Para o professor Marcus Orione, professor livre-docente da Faculdade de Direito da Universidade de São Paulo, ligado ao Departamento de Direito do Trabalho e da Seguridade Social, é uma simplificação fazer essa comparação.

”A idade é igual em outros países porque as condições de proteção da mulher no mercado de trabalho são completamente distintas do que ocorre aqui. Há proteção da Seguridade Social e o homem também é um cuidador do ambiente doméstico. No Brasil, a mulher trabalha em casa, depois vai para a jornada fora e volta para cuidar dos filhos.”

Ele lembra a necessidade de aumentar substancialmente a licença paternidade e, principalmente, garantir creches de qualidade. Além de uma mudança de mentalidade sobre o compartilhamento dos afazeres domésticos.

A diferença de idade não é porque mulheres são mais frágeis. Pelo contrário, serve para compensar um sistema injusto social e economicamente, tratando os desiguais na medida de sua desigualdade. O contrário, a imposição de uma igualdade que não existe, é retirar proteção social e aprofundar nossa estrutura machista de país.

”Não é correto tentar inspirar a reforma brasileira nos países desenvolvidos, porque o Brasil não conseguiu resolver sequer as desigualdades sociais do século 19”, afirma Fagnani.

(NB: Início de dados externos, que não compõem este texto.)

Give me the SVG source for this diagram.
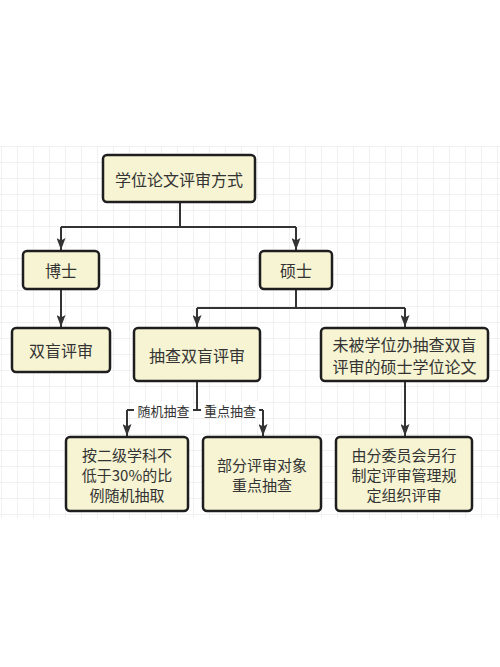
<svg xmlns="http://www.w3.org/2000/svg" width="500" height="667" viewBox="0 0 500 667">
<defs>
<pattern id="grid" x="1" y="146" width="16" height="16" patternUnits="userSpaceOnUse">
<path d="M0 0H16M0 0V16" fill="none" stroke="#e3e3e3" stroke-width="1"/>
</pattern>
<marker id="arr" viewBox="0 0 12 9" refX="12" refY="4.5" markerWidth="6" markerHeight="4.5" orient="auto" markerUnits="strokeWidth">
<path d="M0 0L12 4.5L0 9L2.5 4.5z" fill="#333"/>
</marker>
<style>
.box{fill:#f6f4d2;stroke:#1e1e1e;stroke-width:2.5}
.t{font-family:"Noto Sans CJK SC","Noto Sans",sans-serif;font-size:16px;fill:#333;text-anchor:middle;dominant-baseline:central}
.m{font-size:15px}
.lbl{font-family:"Noto Sans CJK SC","Noto Sans",sans-serif;font-size:13px;fill:#333;text-anchor:middle;dominant-baseline:central}
.c{fill:none;stroke:#333;stroke-width:2}
</style>
</defs>
<rect width="500" height="667" fill="#fff"/>
<rect x="0" y="146" width="500" height="372" fill="url(#grid)"/>
<g id="connectors">
<path class="c" d="M180 202V227"/>
<path class="c" d="M61 227H296"/>
<path class="c" d="M61 227V250" marker-end="url(#arr)"/>
<path class="c" d="M296 227V250" marker-end="url(#arr)"/>
<path class="c" d="M61 289V327" marker-end="url(#arr)"/>
<path class="c" d="M296 289V308"/>
<path class="c" d="M197 308H405"/>
<path class="c" d="M197 308V327" marker-end="url(#arr)"/>
<path class="c" d="M405 308V327" marker-end="url(#arr)"/>
<path class="c" d="M197 381V410"/>
<path class="c" d="M127 410H263"/>
<path class="c" d="M127 410V436" marker-end="url(#arr)"/>
<path class="c" d="M263 410V436" marker-end="url(#arr)"/>
<path class="c" d="M405 381V436" marker-end="url(#arr)"/>
<rect x="134" y="402" width="59" height="16" fill="#fff"/>
<rect x="201" y="402" width="58" height="16" fill="#fff"/>
<text class="lbl" x="163.5" y="410">随机抽查</text>
<text class="lbl" x="230" y="410">重点抽查</text>
</g>
<g id="root">
<rect class="box" x="103" y="155" width="152" height="47" rx="4"/>
<text class="t" x="179" y="178.5">学位论文评审方式</text>
</g>
<g id="boshi">
<rect class="box" x="23" y="251" width="76" height="38" rx="4"/>
<text class="t" x="61" y="270">博士</text>
</g>
<g id="shuoshi">
<rect class="box" x="260" y="251" width="72" height="38" rx="4"/>
<text class="t" x="296" y="270">硕士</text>
</g>
<g id="shuangmang">
<rect class="box" x="12" y="328" width="98" height="44" rx="4"/>
<text class="t" x="61" y="350">双盲评审</text>
</g>
<g id="choucha">
<rect class="box" x="134" y="328" width="126" height="53" rx="4"/>
<text class="t" x="197" y="354.5">抽查双盲评审</text>
</g>
<g id="weibei">
<rect class="box" x="321" y="328" width="167" height="53" rx="4"/>
<text class="t"><tspan x="404.5" y="343.5">未被学位办抽查双盲</tspan><tspan x="404.5" y="365.5">评审的硕士学位论文</tspan></text>
</g>
<g id="suiji">
<rect class="box" x="66" y="437" width="122" height="74" rx="4"/>
<text class="t m"><tspan x="127" y="454">按二级学科不</tspan><tspan x="127" y="474">低于30%的比</tspan><tspan x="127" y="494">例随机抽取</tspan></text>
</g>
<g id="zhongdian">
<rect class="box" x="203" y="437" width="118" height="74" rx="4"/>
<text class="t m"><tspan x="262" y="464">部分评审对象</tspan><tspan x="262" y="484">重点抽查</tspan></text>
</g>
<g id="fenwei">
<rect class="box" x="336" y="437" width="136" height="74" rx="4"/>
<text class="t m"><tspan x="404" y="454">由分委员会另行</tspan><tspan x="404" y="474">制定评审管理规</tspan><tspan x="404" y="494">定组织评审</tspan></text>
</g>
</svg>
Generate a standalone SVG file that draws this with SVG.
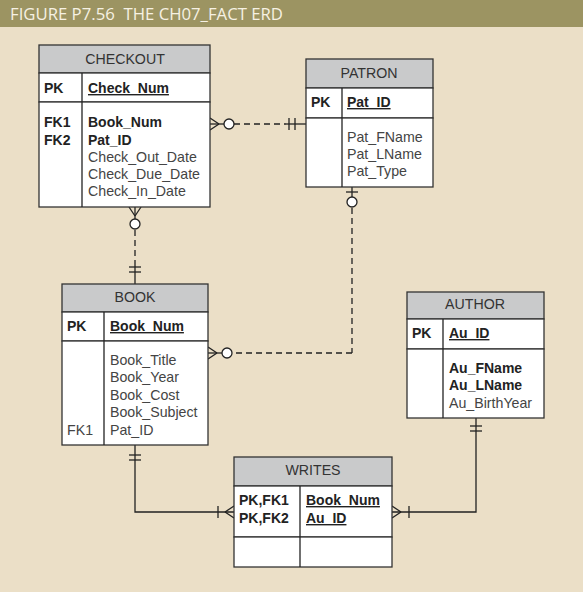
<svg xmlns="http://www.w3.org/2000/svg" width="583" height="592" viewBox="0 0 583 592">
<style>
.hd{fill:#c9cacb;stroke:#333;stroke-width:1.3}
.bx{fill:#fff;stroke:#333;stroke-width:1.3}
.ln{stroke:#222;stroke-width:1.3;fill:none}
.t{font-family:"Liberation Sans",Arial,sans-serif;font-size:14.2px;fill:#444}
.h{font-family:"Liberation Sans",Arial,sans-serif;font-size:14.2px;fill:#333;text-anchor:middle}
.b{font-family:"Liberation Sans",Arial,sans-serif;font-size:14px;fill:#222;font-weight:bold}
.u{text-decoration:underline}
.c{stroke:#222;stroke-width:1.3;fill:none}
.d{stroke-dasharray:6,4}
.o{fill:#fff;stroke:#222;stroke-width:1.3}
</style>
<rect x="0" y="0" width="583" height="592" fill="#ebdfc7"/>
<rect x="0" y="0" width="583" height="27" fill="#9c9462"/>
<text x="10" y="19.5" xml:space="preserve" font-family="'Open Sans','Liberation Sans',sans-serif" font-size="16" fill="#f6f1e3" textLength="273" lengthAdjust="spacingAndGlyphs">FIGURE P7.56  THE CH07_FACT ERD</text>

<g id="connectors">
  <!-- CHECKOUT - PATRON -->
  <line class="c d" x1="234" y1="124" x2="286" y2="124"/>
  <line class="c" x1="210" y1="124" x2="224" y2="124"/>
  <line class="c" x1="210" y1="118" x2="219" y2="124"/>
  <line class="c" x1="210" y1="130" x2="219" y2="124"/>
  <circle class="o" cx="229" cy="124" r="5"/>
  <line class="c" x1="286" y1="124" x2="306" y2="124"/>
  <line class="c" x1="289" y1="118" x2="289" y2="130"/>
  <line class="c" x1="295" y1="118" x2="295" y2="130"/>
  <!-- CHECKOUT - BOOK -->
  <line class="c" x1="135" y1="207" x2="135" y2="219"/>
  <line class="c" x1="129" y1="207" x2="135" y2="216"/>
  <line class="c" x1="141" y1="207" x2="135" y2="216"/>
  <circle class="o" cx="135" cy="224" r="5"/>
  <line class="c d" x1="135" y1="230" x2="135" y2="264"/>
  <line class="c" x1="135" y1="264" x2="135" y2="284"/>
  <line class="c" x1="129" y1="267" x2="141" y2="267"/>
  <line class="c" x1="129" y1="272" x2="141" y2="272"/>
  <!-- PATRON - BOOK -->
  <line class="c" x1="352" y1="187" x2="352" y2="197"/>
  <line class="c" x1="346" y1="192" x2="358" y2="192"/>
  <circle class="o" cx="352" cy="202" r="5"/>
  <line class="c d" x1="352" y1="208" x2="352" y2="353"/>
  <line class="c d" x1="352" y1="353" x2="232" y2="353"/>
  <line class="c" x1="208" y1="353" x2="222" y2="353"/>
  <line class="c" x1="208" y1="347" x2="217" y2="353"/>
  <line class="c" x1="208" y1="359" x2="217" y2="353"/>
  <circle class="o" cx="227" cy="353" r="5"/>
  <!-- BOOK - WRITES -->
  <polyline class="c" points="135,445 135,512 234,512"/>
  <line class="c" x1="129" y1="455" x2="141" y2="455"/>
  <line class="c" x1="129" y1="460" x2="141" y2="460"/>
  <line class="c" x1="218" y1="506" x2="218" y2="518"/>
  <line class="c" x1="234" y1="506" x2="225" y2="512"/>
  <line class="c" x1="234" y1="518" x2="225" y2="512"/>
  <!-- AUTHOR - WRITES -->
  <polyline class="c" points="476,418 476,512 392,512"/>
  <line class="c" x1="470" y1="426" x2="482" y2="426"/>
  <line class="c" x1="470" y1="431" x2="482" y2="431"/>
  <line class="c" x1="409" y1="506" x2="409" y2="518"/>
  <line class="c" x1="392" y1="506" x2="401" y2="512"/>
  <line class="c" x1="392" y1="518" x2="401" y2="512"/>
</g>

<g id="checkout">
  <rect class="hd" x="39" y="45" width="171" height="28"/>
  <rect class="bx" x="39" y="73" width="171" height="29"/>
  <rect class="bx" x="39" y="102" width="171" height="105"/>
  <line class="ln" x1="82" y1="73" x2="82" y2="207"/>
  <text class="h" x="125" y="64">CHECKOUT</text>
  <text class="b" x="44" y="93">PK</text>
  <text class="b u" x="88" y="93">Check_Num</text>
  <text class="b" x="44" y="127">FK1</text>
  <text class="b" x="44" y="145">FK2</text>
  <text class="b" x="88" y="127">Book_Num</text>
  <text class="b" x="88" y="145">Pat_ID</text>
  <text class="t" x="88" y="162">Check_Out_Date</text>
  <text class="t" x="88" y="179">Check_Due_Date</text>
  <text class="t" x="88" y="196">Check_In_Date</text>
</g>

<g id="patron">
  <rect class="hd" x="306" y="59" width="127" height="29"/>
  <rect class="bx" x="306" y="88" width="127" height="30"/>
  <rect class="bx" x="306" y="118" width="127" height="69"/>
  <line class="ln" x1="342" y1="88" x2="342" y2="187"/>
  <text class="h" x="369" y="78">PATRON</text>
  <text class="b" x="311" y="107">PK</text>
  <text class="b u" x="347" y="107">Pat_ID</text>
  <text class="t" x="347" y="142">Pat_FName</text>
  <text class="t" x="347" y="159">Pat_LName</text>
  <text class="t" x="347" y="176">Pat_Type</text>
</g>

<g id="book">
  <rect class="hd" x="62" y="284" width="146" height="28"/>
  <rect class="bx" x="62" y="312" width="146" height="29"/>
  <rect class="bx" x="62" y="341" width="146" height="104"/>
  <line class="ln" x1="104" y1="312" x2="104" y2="445"/>
  <text class="h" x="135" y="302">BOOK</text>
  <text class="b" x="67" y="331">PK</text>
  <text class="b u" x="110" y="331">Book_Num</text>
  <text class="t" x="110" y="365">Book_Title</text>
  <text class="t" x="110" y="382">Book_Year</text>
  <text class="t" x="110" y="400">Book_Cost</text>
  <text class="t" x="110" y="417">Book_Subject</text>
  <text class="t" x="67" y="435">FK1</text>
  <text class="t" x="110" y="435">Pat_ID</text>
</g>

<g id="author">
  <rect class="hd" x="407" y="292" width="137" height="27"/>
  <rect class="bx" x="407" y="319" width="137" height="30"/>
  <rect class="bx" x="407" y="349" width="137" height="69"/>
  <line class="ln" x1="443" y1="319" x2="443" y2="418"/>
  <text class="h" x="475" y="309">AUTHOR</text>
  <text class="b" x="412" y="338">PK</text>
  <text class="b u" x="449" y="338">Au_ID</text>
  <text class="b" x="449" y="373">Au_FName</text>
  <text class="b" x="449" y="390">Au_LName</text>
  <text class="t" x="449" y="408">Au_BirthYear</text>
</g>

<g id="writes">
  <rect class="hd" x="234" y="457" width="158" height="29"/>
  <rect class="bx" x="234" y="486" width="158" height="51"/>
  <rect class="bx" x="234" y="537" width="158" height="30"/>
  <line class="ln" x1="300" y1="486" x2="300" y2="567"/>
  <text class="h" x="313" y="475">WRITES</text>
  <text class="b" x="239" y="505">PK,FK1</text>
  <text class="b" x="239" y="523">PK,FK2</text>
  <text class="b u" x="306" y="505">Book_Num</text>
  <text class="b u" x="306" y="523">Au_ID</text>
</g>
</svg>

Ou seja, o governo está propondo trocar o piso de uma casa, que claro, precisa de melhorias. Mas ignora que suas fundações, que não garantem segurança para os seus moradores, precisam de uma reforma mais urgente. Resta saber se os moradores vão topar continuar sob risco de fundações de baixa qualidade e com um chão remendado por conta da promessa de que ainda restará um telhado (esburacado, graças à aprovação da lei da terceirização ampla) como consolo.